While the monastery grounds with the gate hall can easily attract the attention of visitors, in the past only a few found their way to the Altenmünster, the small original monastery on the Weschnitz river, which is referred to in the Lorsch Codex as the “monastery on the island”. It was founded by Count Cancor and his mother Williswinda as an aristocratic monastery, but was handed over to the important Archbishop Chrodegang of Metz shortly after its foundation in 764. The monastery quickly grew in importance, making it necessary to move to its current location on the dune to the west just three years later. After this, Altenmünster Monastery appears to have been unused for some time until it was restored under Abbot Udalrich (1056-1075).
Today, nothing of the original structure of the founding monastery can be seen above ground and the location itself has been forgotten.

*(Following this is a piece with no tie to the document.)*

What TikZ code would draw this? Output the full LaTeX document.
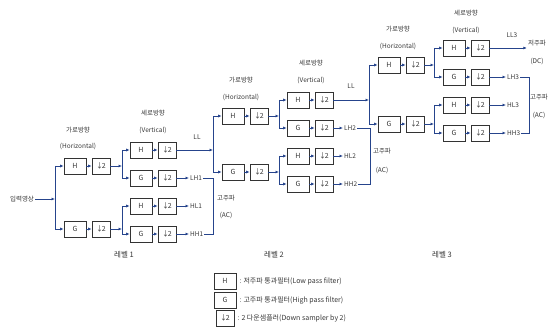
\documentclass[tikz,border=0pt]{standalone}
\usepackage{fontspec}
\setmainfont{Noto Sans CJK KR}
\usetikzlibrary{arrows.meta}
\definecolor{lnc}{RGB}{38,68,140}
\definecolor{txc}{RGB}{55,55,55}
\newcommand\dn{↓\kern-1.3pt 2}
\newcommand\fpair[4]{\node[fb] (#1) at (#3,#4) {#2}; \node[db] (#1d) at ({#3+26},#4) {\dn}; \draw[arr] (#1) -- (#1d);}
\tikzset{
  fb/.style={draw=black!80, fill=white, line width=0.6pt, minimum width=22pt, minimum height=16pt, inner sep=0pt, font=\fontsize{7}{8}\selectfont, text=txc},
  db/.style={fb, minimum width=18pt},
  txt/.style={font=\fontsize{6.5}{7}\selectfont, text=txc, inner sep=1pt},
  lvl/.style={txt, font=\fontsize{7.5}{8}\selectfont},
  lgt/.style={txt, font=\fontsize{7}{8}\selectfont, anchor=west},
  ln/.style={draw=lnc, line width=0.8pt},
  arr/.style={ln, -{Latex[length=3.5pt,width=3pt]}},
}
\begin{document}
\begin{tikzpicture}[x=1pt,y=-1pt]
\useasboundingbox (0,0) rectangle (548,336);
% ---------- level 1 ----------
\node[txt] (in) at (22,199) {입력영상};
\coordinate (s0) at (55,199);
\coordinate (s0t) at (55,166);
\coordinate (s0b) at (55,229);
\fpair{h1}{H}{75}{166}
\fpair{g1}{G}{75}{229}
\draw[arr] (in) -- (s0);
\draw[ln] (s0t) -- (s0b);
\draw[arr] (s0t) -- (h1);
\draw[arr] (s0b) -- (g1);
\node[txt] at (78,130) {가로방향};
\node[txt] at (78,146) {(Horizontal)};
% split
\coordinate (s1a) at (122,166); \coordinate (s1at) at (122,150); \coordinate (s1ab) at (122,178);
\coordinate (s1b) at (122,229); \coordinate (s1bt) at (122,206); \coordinate (s1bb) at (122,234);
\draw[arr] (h1d) -- (s1a);
\draw[arr] (g1d) -- (s1b);
\draw[ln] (s1at) -- (s1ab);
\draw[ln] (s1bt) -- (s1bb);
\fpair{v1a}{H}{141}{150}
\fpair{v1b}{G}{141}{178}
\fpair{v1c}{H}{141}{206}
\fpair{v1d}{G}{141}{234}
\draw[arr] (s1at) -- (v1a);
\draw[arr] (s1ab) -- (v1b);
\draw[arr] (s1bt) -- (v1c);
\draw[arr] (s1bb) -- (v1d);
\node[txt] at (153,113) {세로방향};
\node[txt] at (153,130) {(Vertical)};
% outputs level 1
\coordinate (j2) at (213,150);
\draw[arr] (v1ad) -- (j2);
\node[txt] at (197,137) {LL};
\node[txt, anchor=west] (lh1) at (189,178) {LH1};
\node[txt, anchor=west] (hl1) at (189,206) {HL1};
\node[txt, anchor=west] (hh1) at (189,234) {HH1};
\draw[arr] (v1bd) -- (lh1);
\draw[arr] (v1cd) -- (hl1);
\draw[arr] (v1dd) -- (hh1);
\coordinate (b1t) at (213,178); \coordinate (b1b) at (213,234);
\draw[ln] (lh1) -- (b1t) -- (b1b) -- (hh1);
\node[txt] at (226,198) {고주파};
\node[txt] at (226,215) {(AC)};
\node[lvl] at (124,255) {레벨 1};
% ---------- level 2 ----------
\coordinate (j2t) at (213,116); \coordinate (j2b) at (213,172);
\draw[ln] (j2t) -- (j2b);
\fpair{h2}{H}{233}{116}
\fpair{g2}{G}{233}{172}
\draw[arr] (j2t) -- (h2);
\draw[arr] (j2b) -- (g2);
\node[txt] at (241,80) {가로방향};
\node[txt] at (241,97) {(Horizontal)};
\coordinate (s2a) at (279,116); \coordinate (s2at) at (279,100); \coordinate (s2ab) at (279,128);
\coordinate (s2b) at (279,172); \coordinate (s2bt) at (279,156); \coordinate (s2bb) at (279,184);
\draw[arr] (h2d) -- (s2a);
\draw[arr] (g2d) -- (s2b);
\draw[ln] (s2at) -- (s2ab);
\draw[ln] (s2bt) -- (s2bb);
\fpair{v2a}{H}{298}{100}
\fpair{v2b}{G}{298}{128}
\fpair{v2c}{H}{298}{156}
\fpair{v2d}{G}{298}{184}
\draw[arr] (s2at) -- (v2a);
\draw[arr] (s2ab) -- (v2b);
\draw[arr] (s2bt) -- (v2c);
\draw[arr] (s2bb) -- (v2d);
\node[txt] at (311,63) {세로방향};
\node[txt] at (311,80) {(Vertical)};
\coordinate (j3) at (369,100);
\draw[arr] (v2ad) -- (j3);
\node[txt] at (351,86) {LL};
\node[txt, anchor=west] (lh2) at (343,128) {LH2};
\node[txt, anchor=west] (hl2) at (343,156) {HL2};
\node[txt, anchor=west] (hh2) at (343,184) {HH2};
\draw[arr] (v2bd) -- (lh2);
\draw[arr] (v2cd) -- (hl2);
\draw[arr] (v2dd) -- (hh2);
\coordinate (b2t) at (370,128); \coordinate (b2b) at (370,184);
\draw[ln] (lh2) -- (b2t) -- (b2b) -- (hh2);
\node[txt] at (382,151) {고주파};
\node[txt] at (382,170) {(AC)};
\node[lvl] at (274,255) {레벨 2};
% ---------- level 3 ----------
\coordinate (j3t) at (369,65); \coordinate (j3b) at (369,124);
\draw[ln] (j3t) -- (j3b);
\fpair{h3}{H}{389}{65}
\fpair{g3}{G}{389}{124}
\draw[arr] (j3t) -- (h3);
\draw[arr] (j3b) -- (g3);
\node[txt] at (398,29) {가로방향};
\node[txt] at (398,46) {(Horizontal)};
\coordinate (s3a) at (434,65); \coordinate (s3at) at (434,48); \coordinate (s3ab) at (434,77);
\coordinate (s3b) at (434,124); \coordinate (s3bt) at (434,105); \coordinate (s3bb) at (434,133);
\draw[arr] (h3d) -- (s3a);
\draw[arr] (g3d) -- (s3b);
\draw[ln] (s3at) -- (s3ab);
\draw[ln] (s3bt) -- (s3bb);
\fpair{v3a}{H}{454}{48}
\fpair{v3b}{G}{454}{77}
\fpair{v3c}{H}{454}{105}
\fpair{v3d}{G}{454}{133}
\draw[arr] (s3at) -- (v3a);
\draw[arr] (s3ab) -- (v3b);
\draw[arr] (s3bt) -- (v3c);
\draw[arr] (s3bb) -- (v3d);
\node[txt] at (466,13) {세로방향};
\node[txt] at (466,30) {(Vertical)};
\node[txt] (dc1) at (537,43) {저주파};
\node[txt] (dc2) at (537,61) {(DC)};
\draw[arr] (v3ad) -- (dc1.west |- v3ad);
\node[txt] at (512,35) {LL3};
\node[txt, anchor=west] (lh3) at (506,77) {LH3};
\node[txt, anchor=west] (hl3) at (506,105) {HL3};
\node[txt, anchor=west] (hh3) at (506,133) {HH3};
\draw[arr] (v3bd) -- (lh3);
\draw[arr] (v3cd) -- (hl3);
\draw[arr] (v3dd) -- (hh3);
\coordinate (b3t) at (529,77); \coordinate (b3b) at (529,133);
\draw[ln] (lh3) -- (b3t) -- (b3b) -- (hh3);
\node[txt] at (539,97) {고주파};
\node[txt] at (539,115) {(AC)};
\node[lvl] at (442,255) {레벨 3};
% ---------- legend ----------
\node[fb] (lgh) at (225,281) {H};
\node[fb] (lgg) at (225,300) {G};
\node[db] (lgd) at (225,318) {\dn};
\node[lgt] at ([xshift=2pt]lgh.east) {: 저주파 통과필터(Low pass filter)};
\node[lgt] at ([xshift=2pt]lgg.east) {: 고주파 통과필터(High pass filter)};
\node[lgt] at ([xshift=2pt]lgd.east) {: 2 다운샘플러(Down sampler by 2)};
\end{tikzpicture}
\end{document}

As two archaeological sites came into question – the one to the east of the main monastery on the Weschnitz, and another about three kilometers south of the monastery at the Seehof – a controversy broke out at the end of the 19th century over the actual location. Ultimately, most arguments pointed to an identification of the Altenmünster with the finds on the so-called Kreuzwiese on the Weschnitz, which is still the state of research today.
The outline of the monastery church was finally indicated by brickwork in the 1980s. In addition, since 2014, mounds of earth have marked the location of the enclosure buildings.